#### Instructions for the task
Copy out the listing in full, exactly as written, but not its pictures.

#### Source records
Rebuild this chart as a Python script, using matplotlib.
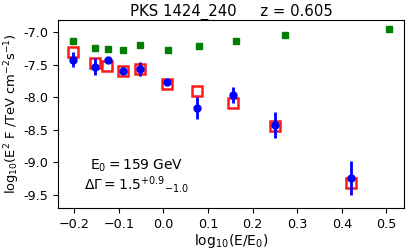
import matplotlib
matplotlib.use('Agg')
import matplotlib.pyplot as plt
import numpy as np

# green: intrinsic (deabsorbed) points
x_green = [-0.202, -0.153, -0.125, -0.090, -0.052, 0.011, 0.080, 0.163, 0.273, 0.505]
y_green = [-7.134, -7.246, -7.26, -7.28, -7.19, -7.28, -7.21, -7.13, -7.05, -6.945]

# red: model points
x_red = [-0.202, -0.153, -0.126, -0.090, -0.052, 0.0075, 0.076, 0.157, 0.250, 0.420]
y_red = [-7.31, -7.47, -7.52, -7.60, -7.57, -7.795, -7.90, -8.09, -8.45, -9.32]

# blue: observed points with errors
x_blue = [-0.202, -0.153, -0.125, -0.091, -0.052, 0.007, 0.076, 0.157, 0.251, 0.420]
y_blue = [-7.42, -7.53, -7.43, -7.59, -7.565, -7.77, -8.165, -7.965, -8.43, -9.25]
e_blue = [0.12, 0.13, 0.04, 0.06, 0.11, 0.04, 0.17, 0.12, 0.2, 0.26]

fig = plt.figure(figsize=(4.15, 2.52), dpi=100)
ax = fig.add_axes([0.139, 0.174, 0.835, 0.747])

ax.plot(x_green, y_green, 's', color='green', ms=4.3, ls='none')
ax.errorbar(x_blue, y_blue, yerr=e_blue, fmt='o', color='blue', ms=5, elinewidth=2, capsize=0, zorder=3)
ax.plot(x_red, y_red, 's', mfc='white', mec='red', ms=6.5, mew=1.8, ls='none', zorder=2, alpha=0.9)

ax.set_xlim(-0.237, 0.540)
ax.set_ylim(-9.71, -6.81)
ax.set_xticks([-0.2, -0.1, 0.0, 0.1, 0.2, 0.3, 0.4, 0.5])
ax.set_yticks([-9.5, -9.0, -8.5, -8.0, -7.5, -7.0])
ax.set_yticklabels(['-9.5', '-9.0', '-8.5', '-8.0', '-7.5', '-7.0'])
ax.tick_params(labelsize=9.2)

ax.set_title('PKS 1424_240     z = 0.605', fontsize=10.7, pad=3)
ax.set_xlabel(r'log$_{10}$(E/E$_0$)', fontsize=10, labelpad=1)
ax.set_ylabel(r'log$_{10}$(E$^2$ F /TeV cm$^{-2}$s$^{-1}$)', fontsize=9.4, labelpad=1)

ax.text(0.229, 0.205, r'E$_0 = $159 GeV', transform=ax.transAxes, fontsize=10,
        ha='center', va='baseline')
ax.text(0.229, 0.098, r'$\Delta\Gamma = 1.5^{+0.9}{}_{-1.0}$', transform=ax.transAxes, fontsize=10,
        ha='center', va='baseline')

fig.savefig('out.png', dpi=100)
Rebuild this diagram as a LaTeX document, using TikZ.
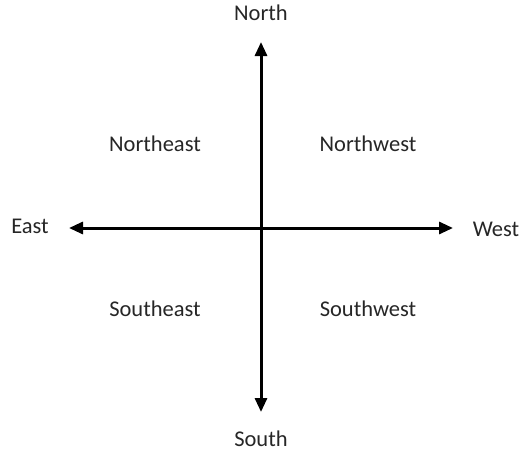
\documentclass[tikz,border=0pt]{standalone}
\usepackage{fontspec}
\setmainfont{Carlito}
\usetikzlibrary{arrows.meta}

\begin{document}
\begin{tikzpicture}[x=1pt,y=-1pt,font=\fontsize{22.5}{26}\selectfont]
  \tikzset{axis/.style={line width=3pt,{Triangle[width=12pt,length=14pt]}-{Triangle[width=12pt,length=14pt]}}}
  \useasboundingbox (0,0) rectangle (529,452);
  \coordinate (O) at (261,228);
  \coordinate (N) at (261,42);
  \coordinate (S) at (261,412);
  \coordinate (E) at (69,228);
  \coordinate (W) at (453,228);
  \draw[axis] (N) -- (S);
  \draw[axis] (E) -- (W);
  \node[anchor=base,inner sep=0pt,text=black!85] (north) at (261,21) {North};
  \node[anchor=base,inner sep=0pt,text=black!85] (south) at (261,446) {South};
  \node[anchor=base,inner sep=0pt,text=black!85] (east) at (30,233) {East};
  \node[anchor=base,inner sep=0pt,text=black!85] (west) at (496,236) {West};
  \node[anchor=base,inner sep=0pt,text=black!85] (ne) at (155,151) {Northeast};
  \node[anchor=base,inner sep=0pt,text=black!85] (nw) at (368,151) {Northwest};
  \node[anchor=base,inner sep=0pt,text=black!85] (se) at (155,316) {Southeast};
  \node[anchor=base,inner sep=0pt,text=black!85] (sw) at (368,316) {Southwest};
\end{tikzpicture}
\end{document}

#### Expected answer
Rebuild this chart as a Python script, using matplotlib.
import matplotlib
matplotlib.use('Agg')
import matplotlib.pyplot as plt
import numpy as np

# green: intrinsic (deabsorbed) points
x_green = [-0.202, -0.153, -0.125, -0.090, -0.052, 0.011, 0.080, 0.163, 0.273, 0.505]
y_green = [-7.134, -7.246, -7.26, -7.28, -7.19, -7.28, -7.21, -7.13, -7.05, -6.945]

# red: model points
x_red = [-0.202, -0.153, -0.126, -0.090, -0.052, 0.0075, 0.076, 0.157, 0.250, 0.420]
y_red = [-7.31, -7.47, -7.52, -7.60, -7.57, -7.795, -7.90, -8.09, -8.45, -9.32]

# blue: observed points with errors
x_blue = [-0.202, -0.153, -0.125, -0.091, -0.052, 0.007, 0.076, 0.157, 0.251, 0.420]
y_blue = [-7.42, -7.53, -7.43, -7.59, -7.565, -7.77, -8.165, -7.965, -8.43, -9.25]
e_blue = [0.12, 0.13, 0.04, 0.06, 0.11, 0.04, 0.17, 0.12, 0.2, 0.26]

fig = plt.figure(figsize=(4.15, 2.52), dpi=100)
ax = fig.add_axes([0.139, 0.174, 0.835, 0.747])

ax.plot(x_green, y_green, 's', color='green', ms=4.3, ls='none')
ax.errorbar(x_blue, y_blue, yerr=e_blue, fmt='o', color='blue', ms=5, elinewidth=2, capsize=0, zorder=3)
ax.plot(x_red, y_red, 's', mfc='white', mec='red', ms=6.5, mew=1.8, ls='none', zorder=2, alpha=0.9)

ax.set_xlim(-0.237, 0.540)
ax.set_ylim(-9.71, -6.81)
ax.set_xticks([-0.2, -0.1, 0.0, 0.1, 0.2, 0.3, 0.4, 0.5])
ax.set_yticks([-9.5, -9.0, -8.5, -8.0, -7.5, -7.0])
ax.set_yticklabels(['-9.5', '-9.0', '-8.5', '-8.0', '-7.5', '-7.0'])
ax.tick_params(labelsize=9.2)

ax.set_title('PKS 1424_240     z = 0.605', fontsize=10.7, pad=3)
ax.set_xlabel(r'log$_{10}$(E/E$_0$)', fontsize=10, labelpad=1)
ax.set_ylabel(r'log$_{10}$(E$^2$ F /TeV cm$^{-2}$s$^{-1}$)', fontsize=9.4, labelpad=1)

ax.text(0.229, 0.205, r'E$_0 = $159 GeV', transform=ax.transAxes, fontsize=10,
        ha='center', va='baseline')
ax.text(0.229, 0.098, r'$\Delta\Gamma = 1.5^{+0.9}{}_{-1.0}$', transform=ax.transAxes, fontsize=10,
        ha='center', va='baseline')

fig.savefig('out.png', dpi=100)
Rebuild this diagram as a LaTeX document, using TikZ.
\documentclass[tikz,border=0pt]{standalone}
\usepackage{fontspec}
\setmainfont{Carlito}
\usetikzlibrary{arrows.meta}

\begin{document}
\begin{tikzpicture}[x=1pt,y=-1pt,font=\fontsize{22.5}{26}\selectfont]
  \tikzset{axis/.style={line width=3pt,{Triangle[width=12pt,length=14pt]}-{Triangle[width=12pt,length=14pt]}}}
  \useasboundingbox (0,0) rectangle (529,452);
  \coordinate (O) at (261,228);
  \coordinate (N) at (261,42);
  \coordinate (S) at (261,412);
  \coordinate (E) at (69,228);
  \coordinate (W) at (453,228);
  \draw[axis] (N) -- (S);
  \draw[axis] (E) -- (W);
  \node[anchor=base,inner sep=0pt,text=black!85] (north) at (261,21) {North};
  \node[anchor=base,inner sep=0pt,text=black!85] (south) at (261,446) {South};
  \node[anchor=base,inner sep=0pt,text=black!85] (east) at (30,233) {East};
  \node[anchor=base,inner sep=0pt,text=black!85] (west) at (496,236) {West};
  \node[anchor=base,inner sep=0pt,text=black!85] (ne) at (155,151) {Northeast};
  \node[anchor=base,inner sep=0pt,text=black!85] (nw) at (368,151) {Northwest};
  \node[anchor=base,inner sep=0pt,text=black!85] (se) at (155,316) {Southeast};
  \node[anchor=base,inner sep=0pt,text=black!85] (sw) at (368,316) {Southwest};
\end{tikzpicture}
\end{document}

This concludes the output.